In Europe, the transportation segment’s operating income turned positive at $1 million, up from a $4 million loss in 2024, as cost controls and route optimization took hold. Corporate expenses also shrank, with operating losses narrowing to $9 million from $23 million, signaling better overhead management.

The Tech Edge: AI as the New Engine of Growth

CEO Mario Harik highlighted how XPO’s investments in artificial intelligence are redefining its cost structure. AI tools have slashed purchased transportation costs by 53% year-over-year and reduced outsourced linehaul miles to a record low of 8.8% of total miles. This shift, combined with new service centers cutting transit times, enabled XPO to achieve record damage claim ratios (0.3%) and on-time delivery metrics.

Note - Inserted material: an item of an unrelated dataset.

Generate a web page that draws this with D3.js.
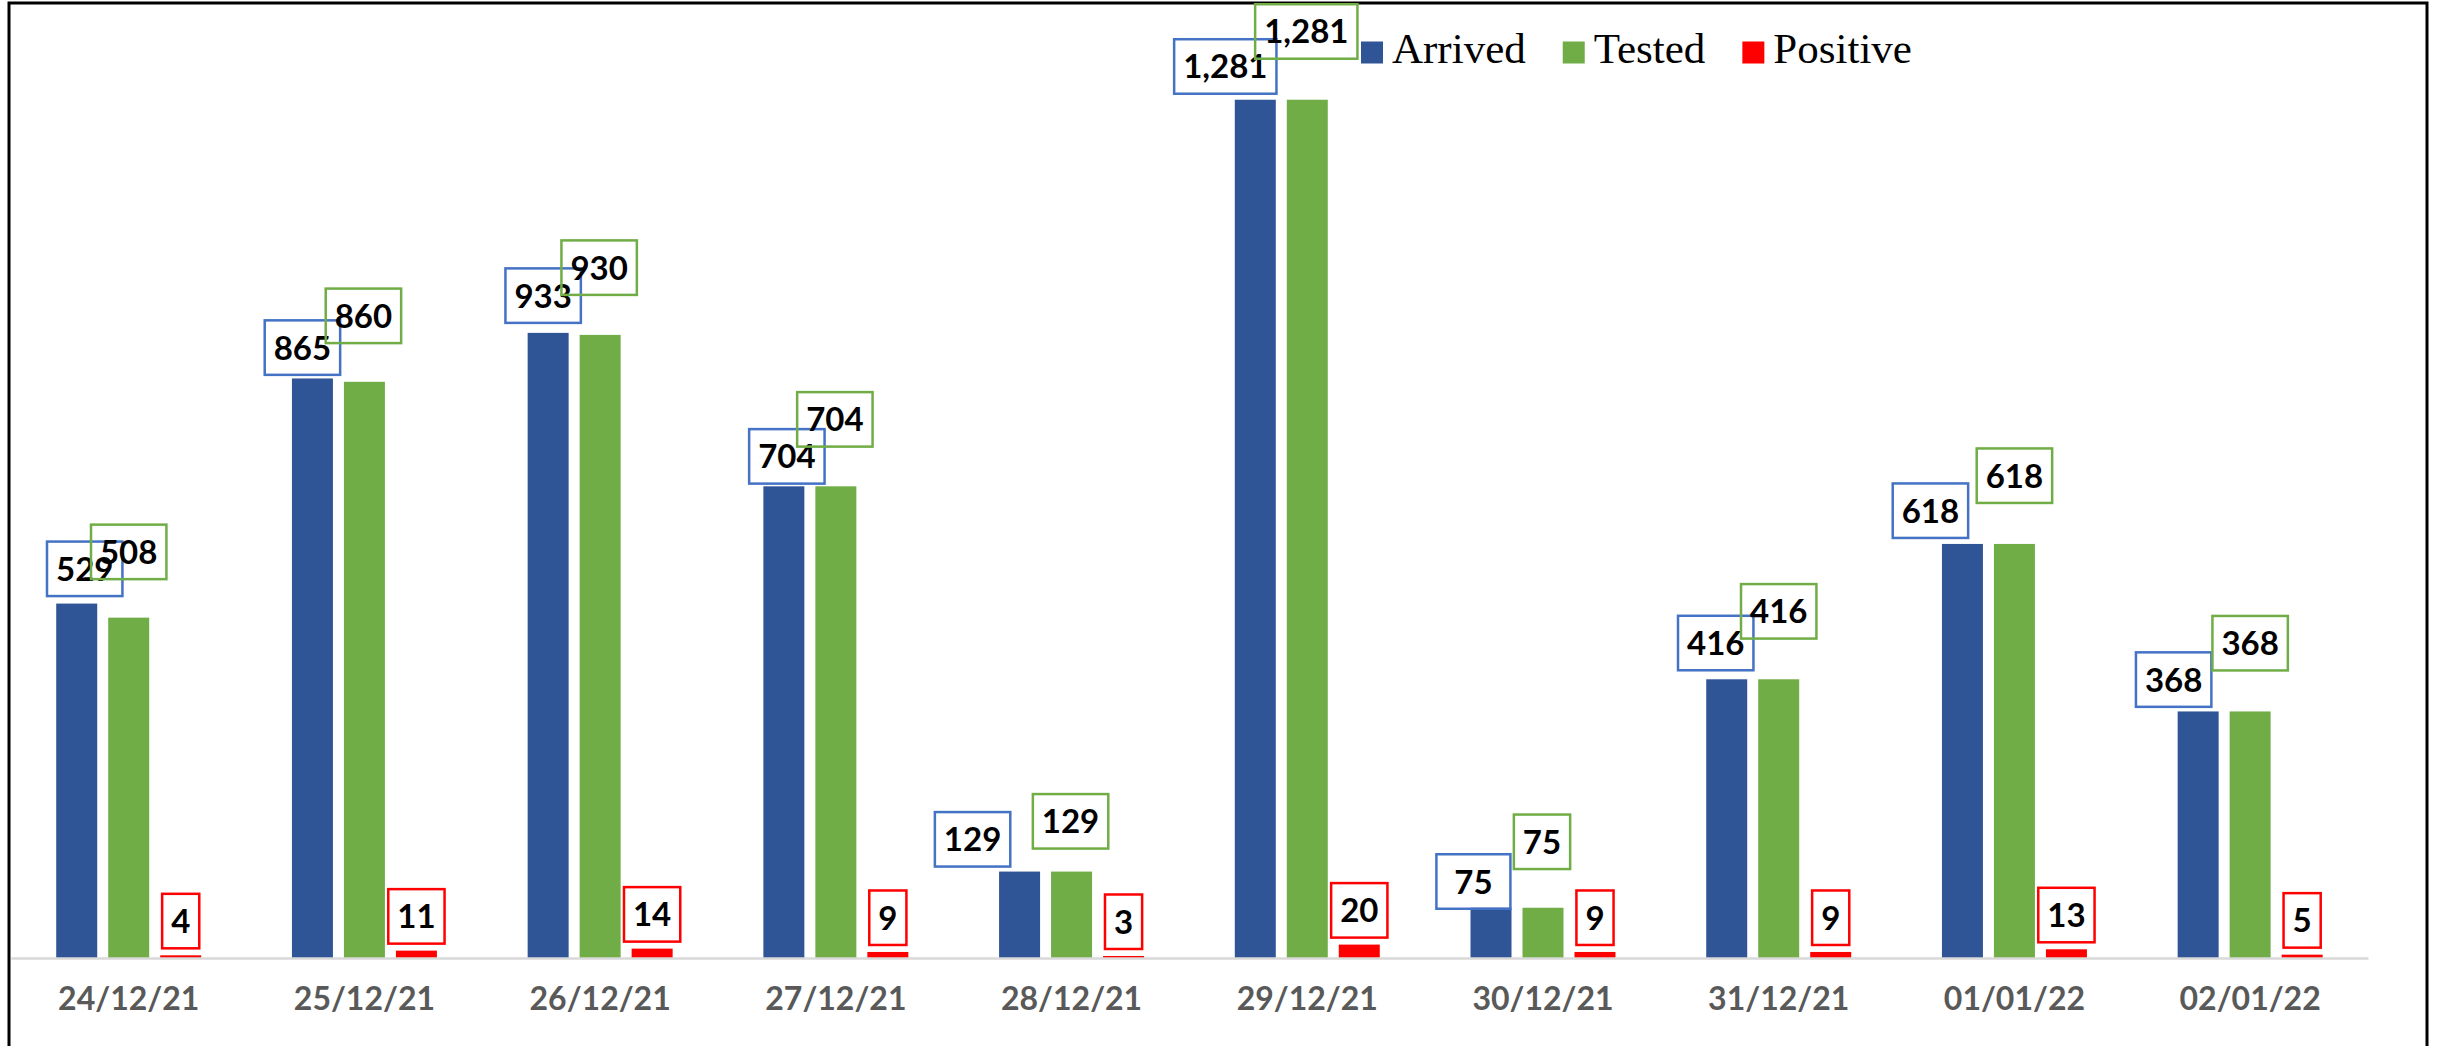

The company’s network expansion—5,000 tractors and 16,000 trailers added since 2021, plus 30% excess door capacity—positions it to capture volume recovery when freight demand rebounds. Meanwhile, premium services like retail store rollouts and high-margin contract renewals are boosting yields in key verticals.

Financial Fortitude and Investor Confidence

Despite the revenue dip, XPO’s balance sheet remains robust. Cash flow from operations hit $142 million, and the company is considering a $750 million share repurchase to capitalize on its current valuation (P/E of 29.27). Analysts have a strong buy consensus, with a $12.15 billion market cap and a Piotroski Financial Health Score of 8 underscoring profitability (17.41% gross margin) and equity efficiency (27% return on equity).

Risks and the Road Ahead

XPO isn’t immune to industry headwinds. A 15-16% decline in LTL volumes since 2019, tariff pressures, and competition from UPS and Amazon Logistics pose risks. Management aims to reduce the full-year operating ratio by 150-250 basis points through further yield gains and cost controls.

Conclusion: Margins Over Metrics

XPO’s Q1 results reveal a company prioritizing quality over quantity. While revenue and adjusted EPS declined, the focus on margin expansion—driven by AI, network efficiency, and pricing discipline—has insulated its bottom line. With a Piotroski score of 8 and a P/E ratio reflecting growth expectations, investors are betting on XPO’s ability to sustain margin improvements even as freight volumes stagnate.

The stock’s pre-market surge underscores this confidence: XPO’s shares now trade at $102.27, up 4.96%, despite missing revenue estimates. Analysts emphasize that XPO’s 370-basis-point margin improvement over two years and its $142 million cash flow from operations signal a durable competitive edge. As Mario Harik stated, “We built XPO to drive results in any environment.” In Q1, that strategy paid off.